March 2017 Art News

This spring, the Harvard Art Museums will present The Philosophy Chamber: Art and Science in Harvard’s Teaching Cabinet, 1766–1820, a special exhibition that brings together many long-forgotten icons of American culture. It will present new findings on this unique space—equal parts laboratory, picture gallery, and lecture hall—that stood at the center of artistic and intellectual life at Harvard and in New England for more than 50 years.

SAM’s Olympic Sculpture Park presents Spencer Finch: The Western Mystery (April 1, 2017–March 3, 2019), a site-specific installation for the sculpture park’s PACCAR Pavilion. Composed of 90 glass panels suspended from the ceiling, the installation by the internationally celebrated artist creates an overlapping and constantly moving constellation of colors—pinks, purples, oranges, yellows, and blues—based on sunsets photographed from the sculpture park over Puget Sound.

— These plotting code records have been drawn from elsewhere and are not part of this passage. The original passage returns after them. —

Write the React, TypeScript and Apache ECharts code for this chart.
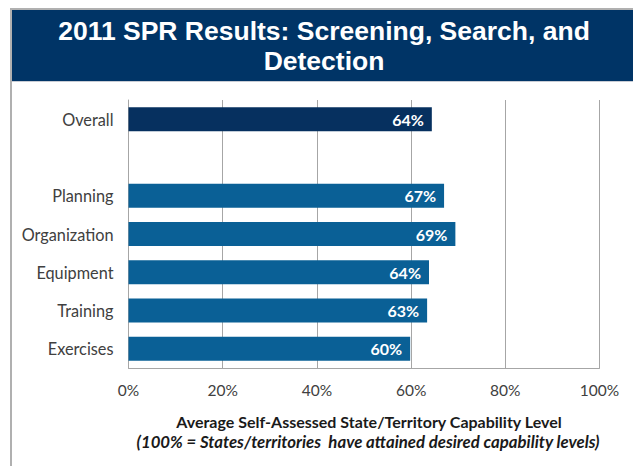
import React, { useEffect, useRef } from "react";
import * as echarts from "echarts";

const categories = ["Overall", "", "Planning", "Organization", "Equipment", "Training", "Exercises"];
const values: (number | null)[] = [64.4, null, 67.0, 69.4, 63.8, 63.4, 59.8];
const xTicks = [0, 20, 40, 60, 80, 100];
const titleLines = ["2011 SPR Results: Screening, Search, and", "Detection"];
const axisTitle = "Average Self-Assessed State/Territory Capability Level";
const axisSubtitle = "(100% = States/territories  have attained desired capability levels)";

export default function App() {
  const ref = useRef<HTMLDivElement>(null);
  useEffect(() => {
    if (!ref.current) return;
    const chart = echarts.init(ref.current, undefined, { renderer: "svg" });
    chart.setOption({
      animation: false,
      backgroundColor: "#ffffff",
      grid: { left: 128.5, right: 33.5, top: 100, bottom: 98, containLabel: false },
      xAxis: {
        type: "value",
        min: xTicks[0],
        max: xTicks[xTicks.length - 1],
        interval: 20,
        axisLine: { show: true, lineStyle: { color: "#a6a6a6", width: 1 } },
        axisTick: { show: false },
        splitLine: { show: true, lineStyle: { color: "#a6a6a6", width: 1 } },
        axisLabel: {
          formatter: "{value}%",
          color: "#404040",
          fontFamily: "Lato",
          fontSize: 15.5,
          margin: 14,
        },
      },
      yAxis: {
        type: "category",
        data: categories,
        inverse: true,
        axisLine: { show: true, lineStyle: { color: "#a6a6a6", width: 1 } },
        axisTick: { show: false },
        axisLabel: { color: "#404040", fontFamily: "Lato", fontSize: 16.3, margin: 15 },
      },
      series: [
        {
          type: "bar",
          barWidth: 24,
          data: values.map((v, i) => ({
            value: v,
            itemStyle: { color: i === 0 ? "#06305f" : "#0a6096" },
          })),
          label: {
            show: true,
            position: "insideRight",
            distance: 8,
            formatter: (p: any) => (p.value == null ? "" : Math.round(p.value) + "%"),
            color: "#ffffff",
            fontFamily: "Lato",
            fontWeight: "bold",
            fontSize: 16,
          },
        },
      ],
      graphic: [
        { type: "rect", shape: { x: 10, y: 8, width: 623, height: 2 }, style: { fill: "#b0b0b0" } },
        { type: "rect", shape: { x: 10, y: 8, width: 2, height: 458 }, style: { fill: "#b0b0b0" } },
        { type: "rect", shape: { x: 12, y: 10, width: 621, height: 71 }, style: { fill: "#003466" } },
        { type: "rect", shape: { x: 12, y: 81, width: 621, height: 1 }, style: { fill: "#c8ccd4" } },
        {
          type: "text",
          x: 324,
          y: 31,
          style: {
            text: titleLines[0],
            fill: "#ffffff",
            font: "bold 26.5px 'Liberation Sans', Arial, sans-serif",
            textAlign: "center",
            textVerticalAlign: "middle",
          },
        },
        {
          type: "text",
          x: 324,
          y: 61,
          style: {
            text: titleLines[1],
            fill: "#ffffff",
            font: "bold 26.5px 'Liberation Sans', Arial, sans-serif",
            textAlign: "center",
            textVerticalAlign: "middle",
          },
        },
        {
          type: "text",
          x: 369,
          y: 421,
          style: {
            text: axisTitle,
            fill: "#1a1a1a",
            font: "bold 16px Lato, sans-serif",
            textAlign: "center",
            textVerticalAlign: "middle",
          },
        },
        {
          type: "text",
          x: 368,
          y: 441,
          style: {
            text: axisSubtitle,
            fill: "#1a1a1a",
            font: "italic bold 16.8px Lato, sans-serif",
            textAlign: "center",
            textVerticalAlign: "middle",
          },
        },
      ],
    });
    return () => chart.dispose();
  }, []);
  return (
    <div
      ref={ref}
      style={{ position: "absolute", left: 0, top: 0, width: 633, height: 466 }}
    />
  );
}
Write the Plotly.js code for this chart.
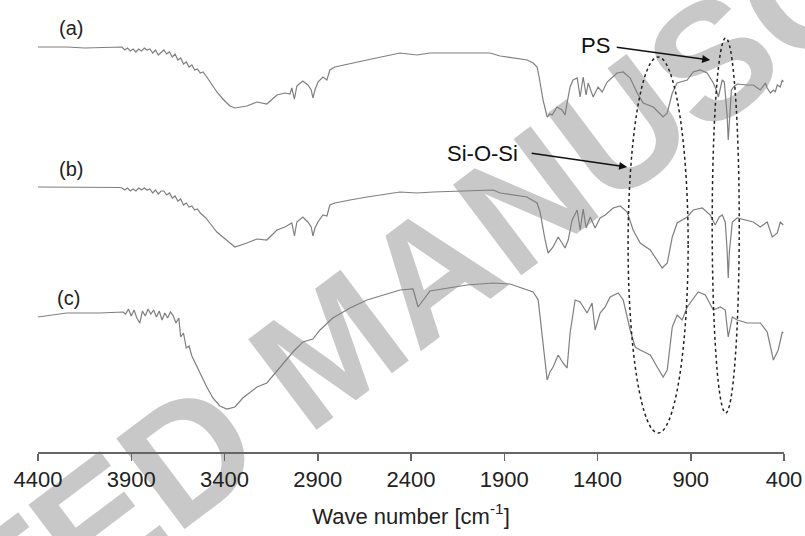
<!DOCTYPE html>
<html>
<head>
<meta charset="utf-8">
<script src="https://cdn.plot.ly/plotly-3.0.1.min.js"></script>
<style>html,body{margin:0;padding:0;background:#fff;}#chart{width:805px;height:536px;}</style>
</head>
<body>
<div id="chart"></div>
<script>
// Wave numbers (cm-1) and offset transmittance (a.u.)
const waveA = [4400,4246,4150,4069,3962,3950,3935,3920,3905,3890,3875,3860,3845,3830,3815,3800,3785,3770,3755,3740,3725,3710,3695,3680,3665,3650,3635,3620,3605,3590,3575,3560,3545,3530,3515,3495,3463,3441,3409,3387,3371,3344,3302,3280,3226,3173,3119,3076,3049,3039,3025,3012,3006,2980,2953,2935,2926,2915,2899,2872,2851,2835,2808,2727,2636,2459,2368,2298,1976,1922,1777,1745,1724,1713,1692,1670,1655,1643,1617,1590,1574,1563,1547,1531,1509,1493,1477,1461,1450,1423,1397,1375,1348,1295,1262,1225,1187,1155,1101,1048,1026,999,973,919,887,849,812,779,763,752,742,731,720,705,699,693,682,670,651,597,565,527,500,490,473,457,447,436,420,409,404];
const transA = [405,405,404,404.5,404.5,405,402,404,401,403,400,403,401,404,402,403,399,402,397,400,402,398,400,395,398,392,394,388,390,385,387,382,383,379,380,375,366,360,353,349,346,344,345,346,350,348,357,359,358,364,353,366,367,371,367,362,354,362,370,375,372,382,385,388,392,399,397,399,399,396,392,389,385,375,352,335,338,337,345,342,337,349,365,372,374,355,375,357,369,355,365,360,370,379,380,374,359,349,345,335,339,359,369,372,380,382,379,369,362,355,364,372,370,337,312,334,362,365,368,367,367,362,369,364,359,362,360,367,365,372,370];

const waveB = [4400,4246,4069,3962,3950,3935,3920,3905,3890,3875,3860,3845,3830,3815,3800,3785,3770,3755,3740,3725,3710,3695,3680,3665,3650,3635,3620,3605,3590,3575,3560,3545,3530,3500,3479,3441,3409,3371,3344,3280,3226,3173,3119,3076,3039,3025,3012,2980,2953,2935,2926,2915,2899,2872,2851,2835,2808,2727,2636,2459,2368,2282,1960,1922,1778,1724,1708,1681,1665,1638,1611,1590,1574,1557,1536,1509,1493,1477,1461,1439,1413,1386,1359,1316,1278,1241,1209,1171,1117,1053,1026,999,973,919,887,838,795,769,747,731,715,705,699,693,677,651,565,527,490,463,436,420,404];
const transB = [265,265,265,264.5,264,262,264,261,263,261,264,262,264,262,263,259,262,258,261,261,257,259,254,256,251,253,247,249,245,246,242,243,239,234,229,220,215,209,205,209,213,212,222,225,229,216,230,235,230,225,216,224,230,237,236,247,249,252,255,260,259,260,262,259,255,249,240,212,199,205,215,209,204,212,232,242,222,243,224,235,224,234,237,244,246,240,222,209,202,184,189,215,229,235,242,244,237,227,235,237,230,202,174,200,230,234,230,225,230,215,219,230,227];

const waveC = [4400,4246,4069,3945,3930,3915,3900,3885,3870,3854,3840,3825,3810,3795,3780,3765,3750,3735,3720,3705,3690,3677,3660,3645,3635,3620,3605,3590,3575,3560,3545,3532,3495,3462,3425,3387,3344,3302,3226,3173,3103,3033,2980,2926,2888,2819,2727,2636,2459,2389,2362,2336,2298,2100,1960,1869,1745,1718,1697,1670,1655,1638,1611,1585,1563,1547,1520,1493,1456,1429,1413,1386,1359,1332,1289,1262,1225,1198,1171,1117,1080,1048,1026,999,973,946,919,860,822,779,742,715,699,677,651,597,527,490,457,431,409,404];
const transC = [135,139,139,140,138,143,136,142,134,129,141,136,143,138,142,135,141,132,139,134,140,137,129,134,115,119,104,106,96,90,84,79,65,54,46,43,45,54,65,69,85,100,110,113,122,134,144,152,162,163,145,152,161,167,169,168,160,152,119,72,80,85,97,89,84,119,152,150,139,149,122,139,145,155,159,152,122,105,102,97,85,75,82,125,137,132,145,160,157,142,145,142,115,135,132,129,129,120,92,102,120,119];

const tickVals = [4400,3900,3400,2900,2400,1900,1400,900,400];
const tickText = ['4400','3900','3400','2900','2400','1900','1400','900','400'];

const lineStyle = {color:'#7f7f7f', width:1.2};
const traces = [
  {x: waveA, y: transA, mode:'lines', line: lineStyle, name:'(a)', hoverinfo:'skip'},
  {x: waveB, y: transB, mode:'lines', line: lineStyle, name:'(b)', hoverinfo:'skip'},
  {x: waveC, y: transC, mode:'lines', line: lineStyle, name:'(c)', hoverinfo:'skip'}
];

const baseFont = 'Liberation Sans, Arial, sans-serif';
const layout = {
  width: 805, height: 536,
  margin: {l:38, r:21, t:10, b:84},
  paper_bgcolor:'#ffffff', plot_bgcolor:'rgba(0,0,0,0)',
  showlegend:false,
  font:{family: baseFont, color:'#222'},
  xaxis:{
    range:[4400,400], tickvals: tickVals, ticktext: tickText,
    ticks:'outside', ticklen:7, tickwidth:1.5, tickcolor:'#666',
    showline:true, linecolor:'#666', linewidth:1.5,
    showgrid:false, zeroline:false,
    tickfont:{family: baseFont, size:22, color:'#222'},
    title:{text:'Wave number [cm<sup>-1</sup>]', font:{family: baseFont, size:22, color:'#222'}, standoff:17}
  },
  yaxis:{visible:false, range:[0,442], fixedrange:true},
  shapes:[
    {type:'rect', xref:'paper', yref:'paper', x0:0.366, x1:0.396, y0:0.252, y1:0.282,
     line:{width:0}, fillcolor:'rgba(0,0,0,0)', layer:'below',
     label:{text:'ACCEPTED MANUSCRIPT', textangle:-37, textposition:'middle center',
            font:{family: baseFont, size:165, color:'#c8c8c8', weight:'bold'}}},
    {type:'circle', xref:'x', yref:'y', x0:1236, x1:914, y0:19, y1:395,
     line:{color:'#222', width:1.5, dash:'dot'}},
    {type:'circle', xref:'x', yref:'y', x0:785, x1:640, y0:39, y1:414,
     line:{color:'#222', width:1.5, dash:'dot'}}
  ],
  annotations:[
    {x:4225, y:424, xref:'x', yref:'y', text:'(a)', showarrow:false, font:{size:20, color:'#222'}},
    {x:4225, y:283, xref:'x', yref:'y', text:'(b)', showarrow:false, font:{size:20, color:'#222'}},
    {x:4235, y:154, xref:'x', yref:'y', text:'(c)', showarrow:false, font:{size:20, color:'#222'}},
    {x:1413, y:407, xref:'x', yref:'y', text:'PS', showarrow:false, font:{size:22, color:'#111'}},
    {x:2019, y:299, xref:'x', yref:'y', text:'Si-O-Si', showarrow:false, font:{size:22, color:'#111'}},
    {x:796, y:392, ax:1305, ay:405, xref:'x', yref:'y', axref:'x', ayref:'y', text:'', showarrow:true,
     arrowhead:2, arrowsize:1, arrowwidth:1.6, arrowcolor:'#111', standoff:0, startstandoff:0},
    {x:1241, y:285, ax:1761, ay:299, xref:'x', yref:'y', axref:'x', ayref:'y', text:'', showarrow:true,
     arrowhead:2, arrowsize:1, arrowwidth:1.6, arrowcolor:'#111', standoff:0, startstandoff:0}
  ]
};

Plotly.newPlot('chart', traces, layout, {staticPlot:true, displayModeBar:false});
</script>
</body>
</html>
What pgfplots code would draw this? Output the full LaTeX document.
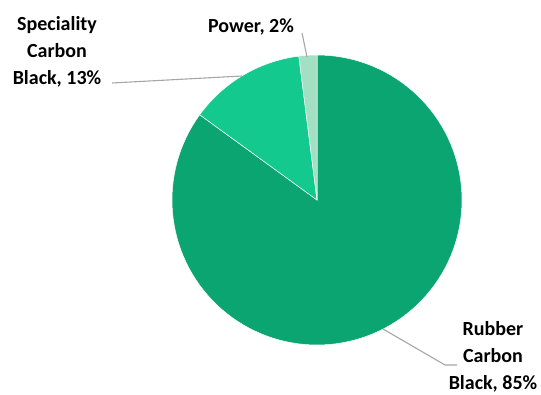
\documentclass[border=0pt]{standalone}
\usepackage{pgfplots}
\pgfplotsset{compat=1.18}
\usepackage{fontspec}
\setmainfont{Carlito}

\definecolor{rubber}{HTML}{0BA572}
\definecolor{special}{HTML}{13C98D}
\definecolor{power}{HTML}{A3DFC3}
\definecolor{leader}{HTML}{A6A6A6}

% shares in percent
\def\vRubber{85}
\def\vSpecial{13}
\def\vPower{2}

% pie centre and radius (canvas units)
\def\cx{317}
\def\cy{194}
\def\rr{145}

\tikzset{lbl/.style={font=\bfseries\fontsize{20}{27}\selectfont, align=center, text=black, inner sep=0pt}}

\begin{document}
\begin{tikzpicture}
\pgfmathsetmacro{\aA}{90}
\pgfmathsetmacro{\aB}{\aA-3.6*\vRubber}
\pgfmathsetmacro{\aC}{\aB-3.6*\vSpecial}
\pgfmathsetmacro{\aD}{\aC-3.6*\vPower}
\begin{axis}[
  scale only axis, width=541pt, height=394pt,
  xmin=0, xmax=541, ymin=0, ymax=394,
  hide axis, clip=false,
]
% slices, clockwise from twelve o'clock
\addplot[fill=rubber, draw=white, line width=0.5pt, domain=\aB:\aA, samples=120]
  ({\cx+\rr*cos(x)}, {\cy+\rr*sin(x)}) -- (axis cs:\cx,\cy) -- cycle;
\addplot[fill=special, draw=white, line width=0.5pt, domain=\aC:\aB, samples=40]
  ({\cx+\rr*cos(x)}, {\cy+\rr*sin(x)}) -- (axis cs:\cx,\cy) -- cycle;
\addplot[fill=power, draw=white, line width=0.5pt, domain=\aD:\aC, samples=10]
  ({\cx+\rr*cos(x)}, {\cy+\rr*sin(x)}) -- (axis cs:\cx,\cy) -- cycle;

% leader lines
\addplot[leader, line width=1.1pt] coordinates {(112,311) (242,318)};
\addplot[leader, line width=1.1pt] coordinates {(302,361) (307,337)};
\addplot[leader, line width=1.1pt] coordinates {(383,65) (445,29) (457,29)};

% data labels
\node[lbl] at (axis cs:57,342) {Speciality\\Carbon\\Black, 13\%};
\node[lbl] at (axis cs:251,367) {Power, 2\%};
\node[lbl] at (axis cs:493,37) {Rubber\\Carbon\\Black, 85\%};
\end{axis}
\pgfresetboundingbox
\path[use as bounding box] (0,0) rectangle (541pt,394pt);
\end{tikzpicture}
\end{document}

The North Carolina Museum of Art (NCMA) has received a $149,500 matching grant from the Institute of Museum and Library Services (IMLS) to complete a multidisciplinary, 10-phase conservation project on a work of art that has been in the Museum’s collection for almost six decades: the composite marble Statue of Bacchus. The project, which includes a derestoration of the sculpture and research on its history, will culminate in a special exhibition and public programming.

The Seattle Art Museum announced today that an important pair of 17th-century Japanese screens from the collection will undergo major conservation work, thanks to funding from the Bank of America Art Conservation Project.